__Stated goal__: Reproduce all the lines below exactly and omit the images.

__Data section__:
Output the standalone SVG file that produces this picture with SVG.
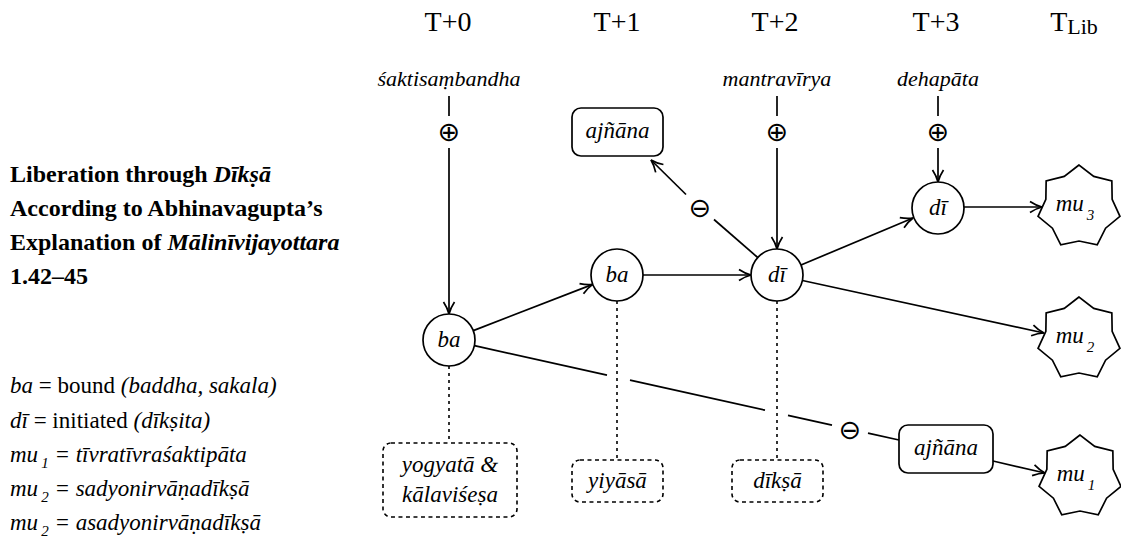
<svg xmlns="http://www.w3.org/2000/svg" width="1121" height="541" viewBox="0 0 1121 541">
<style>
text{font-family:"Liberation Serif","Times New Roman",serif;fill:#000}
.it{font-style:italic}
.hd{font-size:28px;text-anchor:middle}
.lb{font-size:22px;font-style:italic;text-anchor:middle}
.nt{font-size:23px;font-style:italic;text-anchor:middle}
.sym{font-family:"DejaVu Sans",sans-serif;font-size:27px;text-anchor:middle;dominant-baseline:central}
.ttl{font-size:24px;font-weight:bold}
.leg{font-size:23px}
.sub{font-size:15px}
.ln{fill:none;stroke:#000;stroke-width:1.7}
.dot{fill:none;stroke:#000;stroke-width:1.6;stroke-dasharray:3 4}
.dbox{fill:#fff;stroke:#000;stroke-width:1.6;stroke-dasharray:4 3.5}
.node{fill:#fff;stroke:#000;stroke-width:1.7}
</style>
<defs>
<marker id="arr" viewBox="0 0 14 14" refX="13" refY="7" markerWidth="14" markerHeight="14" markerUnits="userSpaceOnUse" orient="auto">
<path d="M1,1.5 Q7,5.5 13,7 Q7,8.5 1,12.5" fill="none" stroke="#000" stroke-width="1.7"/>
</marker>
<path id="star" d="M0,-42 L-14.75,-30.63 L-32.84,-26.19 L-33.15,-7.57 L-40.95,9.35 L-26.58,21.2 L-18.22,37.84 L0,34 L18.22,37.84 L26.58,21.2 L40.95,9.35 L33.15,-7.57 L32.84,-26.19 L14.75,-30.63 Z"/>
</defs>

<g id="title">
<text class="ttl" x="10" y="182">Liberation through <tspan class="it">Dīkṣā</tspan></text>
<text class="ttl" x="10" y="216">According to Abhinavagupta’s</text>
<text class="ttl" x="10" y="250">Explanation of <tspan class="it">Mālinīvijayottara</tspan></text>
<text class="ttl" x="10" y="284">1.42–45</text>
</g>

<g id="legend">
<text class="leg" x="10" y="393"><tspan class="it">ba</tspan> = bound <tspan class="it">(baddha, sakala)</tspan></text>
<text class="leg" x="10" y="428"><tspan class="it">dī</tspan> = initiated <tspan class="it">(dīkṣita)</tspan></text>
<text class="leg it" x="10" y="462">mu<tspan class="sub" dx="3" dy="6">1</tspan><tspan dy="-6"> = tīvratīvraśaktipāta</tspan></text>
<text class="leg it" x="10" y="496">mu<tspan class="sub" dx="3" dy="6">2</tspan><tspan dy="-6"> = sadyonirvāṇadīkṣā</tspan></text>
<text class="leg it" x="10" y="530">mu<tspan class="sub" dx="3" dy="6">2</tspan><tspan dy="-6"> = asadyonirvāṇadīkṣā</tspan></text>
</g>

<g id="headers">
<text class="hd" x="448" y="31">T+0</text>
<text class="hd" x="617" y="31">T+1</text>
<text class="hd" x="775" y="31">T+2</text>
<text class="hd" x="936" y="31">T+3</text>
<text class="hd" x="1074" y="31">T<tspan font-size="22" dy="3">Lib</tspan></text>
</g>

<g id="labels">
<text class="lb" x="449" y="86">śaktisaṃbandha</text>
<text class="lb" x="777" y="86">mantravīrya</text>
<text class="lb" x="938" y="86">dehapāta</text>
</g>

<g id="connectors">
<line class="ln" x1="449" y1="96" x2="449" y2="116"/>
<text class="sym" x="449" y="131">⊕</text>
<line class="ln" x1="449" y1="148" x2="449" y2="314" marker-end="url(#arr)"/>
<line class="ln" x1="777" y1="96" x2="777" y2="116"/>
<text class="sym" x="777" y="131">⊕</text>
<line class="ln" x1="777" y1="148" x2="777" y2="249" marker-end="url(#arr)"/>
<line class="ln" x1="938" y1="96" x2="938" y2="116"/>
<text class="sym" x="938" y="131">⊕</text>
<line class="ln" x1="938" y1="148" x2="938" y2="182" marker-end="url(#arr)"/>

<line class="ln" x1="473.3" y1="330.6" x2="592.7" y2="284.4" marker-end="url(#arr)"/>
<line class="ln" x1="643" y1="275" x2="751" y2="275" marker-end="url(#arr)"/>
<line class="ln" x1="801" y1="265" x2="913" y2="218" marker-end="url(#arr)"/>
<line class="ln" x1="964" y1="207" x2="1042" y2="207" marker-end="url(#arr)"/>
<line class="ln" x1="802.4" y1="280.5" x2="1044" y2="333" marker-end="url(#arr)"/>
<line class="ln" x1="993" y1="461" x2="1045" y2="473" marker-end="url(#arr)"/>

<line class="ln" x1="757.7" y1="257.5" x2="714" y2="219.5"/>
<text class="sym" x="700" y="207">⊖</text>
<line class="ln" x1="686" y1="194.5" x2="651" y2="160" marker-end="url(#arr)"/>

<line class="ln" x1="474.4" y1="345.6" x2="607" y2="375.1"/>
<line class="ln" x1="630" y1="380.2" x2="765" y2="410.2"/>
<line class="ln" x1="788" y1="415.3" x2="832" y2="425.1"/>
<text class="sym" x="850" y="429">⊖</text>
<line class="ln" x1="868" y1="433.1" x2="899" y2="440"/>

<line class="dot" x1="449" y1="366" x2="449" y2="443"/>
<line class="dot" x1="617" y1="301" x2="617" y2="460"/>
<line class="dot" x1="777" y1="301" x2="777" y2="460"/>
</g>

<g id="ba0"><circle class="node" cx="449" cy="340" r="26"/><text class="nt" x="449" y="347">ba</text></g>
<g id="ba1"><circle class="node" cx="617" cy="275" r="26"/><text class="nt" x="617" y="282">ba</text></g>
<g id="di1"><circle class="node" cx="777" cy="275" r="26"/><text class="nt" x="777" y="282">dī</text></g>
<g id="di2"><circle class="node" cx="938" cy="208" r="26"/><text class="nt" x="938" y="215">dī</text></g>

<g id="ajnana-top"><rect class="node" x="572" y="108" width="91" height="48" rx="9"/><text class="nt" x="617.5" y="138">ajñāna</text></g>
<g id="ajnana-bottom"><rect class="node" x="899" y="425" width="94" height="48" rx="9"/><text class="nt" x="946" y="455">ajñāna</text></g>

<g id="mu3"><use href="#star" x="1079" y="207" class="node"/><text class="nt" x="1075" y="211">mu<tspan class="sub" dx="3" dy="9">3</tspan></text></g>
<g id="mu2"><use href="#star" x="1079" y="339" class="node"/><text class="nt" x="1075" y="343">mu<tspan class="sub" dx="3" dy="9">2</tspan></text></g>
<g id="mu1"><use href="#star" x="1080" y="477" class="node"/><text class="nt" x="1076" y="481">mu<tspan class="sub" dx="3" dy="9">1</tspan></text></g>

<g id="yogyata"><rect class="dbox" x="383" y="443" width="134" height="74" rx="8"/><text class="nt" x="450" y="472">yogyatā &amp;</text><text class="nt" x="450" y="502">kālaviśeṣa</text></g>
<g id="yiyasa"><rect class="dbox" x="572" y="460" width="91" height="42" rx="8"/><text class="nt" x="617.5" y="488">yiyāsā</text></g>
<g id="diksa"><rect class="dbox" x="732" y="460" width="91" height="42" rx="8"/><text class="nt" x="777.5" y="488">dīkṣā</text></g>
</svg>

__Complete output__:
Output the standalone SVG file that produces this picture with SVG.
<svg xmlns="http://www.w3.org/2000/svg" width="1121" height="541" viewBox="0 0 1121 541">
<style>
text{font-family:"Liberation Serif","Times New Roman",serif;fill:#000}
.it{font-style:italic}
.hd{font-size:28px;text-anchor:middle}
.lb{font-size:22px;font-style:italic;text-anchor:middle}
.nt{font-size:23px;font-style:italic;text-anchor:middle}
.sym{font-family:"DejaVu Sans",sans-serif;font-size:27px;text-anchor:middle;dominant-baseline:central}
.ttl{font-size:24px;font-weight:bold}
.leg{font-size:23px}
.sub{font-size:15px}
.ln{fill:none;stroke:#000;stroke-width:1.7}
.dot{fill:none;stroke:#000;stroke-width:1.6;stroke-dasharray:3 4}
.dbox{fill:#fff;stroke:#000;stroke-width:1.6;stroke-dasharray:4 3.5}
.node{fill:#fff;stroke:#000;stroke-width:1.7}
</style>
<defs>
<marker id="arr" viewBox="0 0 14 14" refX="13" refY="7" markerWidth="14" markerHeight="14" markerUnits="userSpaceOnUse" orient="auto">
<path d="M1,1.5 Q7,5.5 13,7 Q7,8.5 1,12.5" fill="none" stroke="#000" stroke-width="1.7"/>
</marker>
<path id="star" d="M0,-42 L-14.75,-30.63 L-32.84,-26.19 L-33.15,-7.57 L-40.95,9.35 L-26.58,21.2 L-18.22,37.84 L0,34 L18.22,37.84 L26.58,21.2 L40.95,9.35 L33.15,-7.57 L32.84,-26.19 L14.75,-30.63 Z"/>
</defs>

<g id="title">
<text class="ttl" x="10" y="182">Liberation through <tspan class="it">Dīkṣā</tspan></text>
<text class="ttl" x="10" y="216">According to Abhinavagupta’s</text>
<text class="ttl" x="10" y="250">Explanation of <tspan class="it">Mālinīvijayottara</tspan></text>
<text class="ttl" x="10" y="284">1.42–45</text>
</g>

<g id="legend">
<text class="leg" x="10" y="393"><tspan class="it">ba</tspan> = bound <tspan class="it">(baddha, sakala)</tspan></text>
<text class="leg" x="10" y="428"><tspan class="it">dī</tspan> = initiated <tspan class="it">(dīkṣita)</tspan></text>
<text class="leg it" x="10" y="462">mu<tspan class="sub" dx="3" dy="6">1</tspan><tspan dy="-6"> = tīvratīvraśaktipāta</tspan></text>
<text class="leg it" x="10" y="496">mu<tspan class="sub" dx="3" dy="6">2</tspan><tspan dy="-6"> = sadyonirvāṇadīkṣā</tspan></text>
<text class="leg it" x="10" y="530">mu<tspan class="sub" dx="3" dy="6">2</tspan><tspan dy="-6"> = asadyonirvāṇadīkṣā</tspan></text>
</g>

<g id="headers">
<text class="hd" x="448" y="31">T+0</text>
<text class="hd" x="617" y="31">T+1</text>
<text class="hd" x="775" y="31">T+2</text>
<text class="hd" x="936" y="31">T+3</text>
<text class="hd" x="1074" y="31">T<tspan font-size="22" dy="3">Lib</tspan></text>
</g>

<g id="labels">
<text class="lb" x="449" y="86">śaktisaṃbandha</text>
<text class="lb" x="777" y="86">mantravīrya</text>
<text class="lb" x="938" y="86">dehapāta</text>
</g>

<g id="connectors">
<line class="ln" x1="449" y1="96" x2="449" y2="116"/>
<text class="sym" x="449" y="131">⊕</text>
<line class="ln" x1="449" y1="148" x2="449" y2="314" marker-end="url(#arr)"/>
<line class="ln" x1="777" y1="96" x2="777" y2="116"/>
<text class="sym" x="777" y="131">⊕</text>
<line class="ln" x1="777" y1="148" x2="777" y2="249" marker-end="url(#arr)"/>
<line class="ln" x1="938" y1="96" x2="938" y2="116"/>
<text class="sym" x="938" y="131">⊕</text>
<line class="ln" x1="938" y1="148" x2="938" y2="182" marker-end="url(#arr)"/>

<line class="ln" x1="473.3" y1="330.6" x2="592.7" y2="284.4" marker-end="url(#arr)"/>
<line class="ln" x1="643" y1="275" x2="751" y2="275" marker-end="url(#arr)"/>
<line class="ln" x1="801" y1="265" x2="913" y2="218" marker-end="url(#arr)"/>
<line class="ln" x1="964" y1="207" x2="1042" y2="207" marker-end="url(#arr)"/>
<line class="ln" x1="802.4" y1="280.5" x2="1044" y2="333" marker-end="url(#arr)"/>
<line class="ln" x1="993" y1="461" x2="1045" y2="473" marker-end="url(#arr)"/>

<line class="ln" x1="757.7" y1="257.5" x2="714" y2="219.5"/>
<text class="sym" x="700" y="207">⊖</text>
<line class="ln" x1="686" y1="194.5" x2="651" y2="160" marker-end="url(#arr)"/>

<line class="ln" x1="474.4" y1="345.6" x2="607" y2="375.1"/>
<line class="ln" x1="630" y1="380.2" x2="765" y2="410.2"/>
<line class="ln" x1="788" y1="415.3" x2="832" y2="425.1"/>
<text class="sym" x="850" y="429">⊖</text>
<line class="ln" x1="868" y1="433.1" x2="899" y2="440"/>

<line class="dot" x1="449" y1="366" x2="449" y2="443"/>
<line class="dot" x1="617" y1="301" x2="617" y2="460"/>
<line class="dot" x1="777" y1="301" x2="777" y2="460"/>
</g>

<g id="ba0"><circle class="node" cx="449" cy="340" r="26"/><text class="nt" x="449" y="347">ba</text></g>
<g id="ba1"><circle class="node" cx="617" cy="275" r="26"/><text class="nt" x="617" y="282">ba</text></g>
<g id="di1"><circle class="node" cx="777" cy="275" r="26"/><text class="nt" x="777" y="282">dī</text></g>
<g id="di2"><circle class="node" cx="938" cy="208" r="26"/><text class="nt" x="938" y="215">dī</text></g>

<g id="ajnana-top"><rect class="node" x="572" y="108" width="91" height="48" rx="9"/><text class="nt" x="617.5" y="138">ajñāna</text></g>
<g id="ajnana-bottom"><rect class="node" x="899" y="425" width="94" height="48" rx="9"/><text class="nt" x="946" y="455">ajñāna</text></g>

<g id="mu3"><use href="#star" x="1079" y="207" class="node"/><text class="nt" x="1075" y="211">mu<tspan class="sub" dx="3" dy="9">3</tspan></text></g>
<g id="mu2"><use href="#star" x="1079" y="339" class="node"/><text class="nt" x="1075" y="343">mu<tspan class="sub" dx="3" dy="9">2</tspan></text></g>
<g id="mu1"><use href="#star" x="1080" y="477" class="node"/><text class="nt" x="1076" y="481">mu<tspan class="sub" dx="3" dy="9">1</tspan></text></g>

<g id="yogyata"><rect class="dbox" x="383" y="443" width="134" height="74" rx="8"/><text class="nt" x="450" y="472">yogyatā &amp;</text><text class="nt" x="450" y="502">kālaviśeṣa</text></g>
<g id="yiyasa"><rect class="dbox" x="572" y="460" width="91" height="42" rx="8"/><text class="nt" x="617.5" y="488">yiyāsā</text></g>
<g id="diksa"><rect class="dbox" x="732" y="460" width="91" height="42" rx="8"/><text class="nt" x="777.5" y="488">dīkṣā</text></g>
</svg>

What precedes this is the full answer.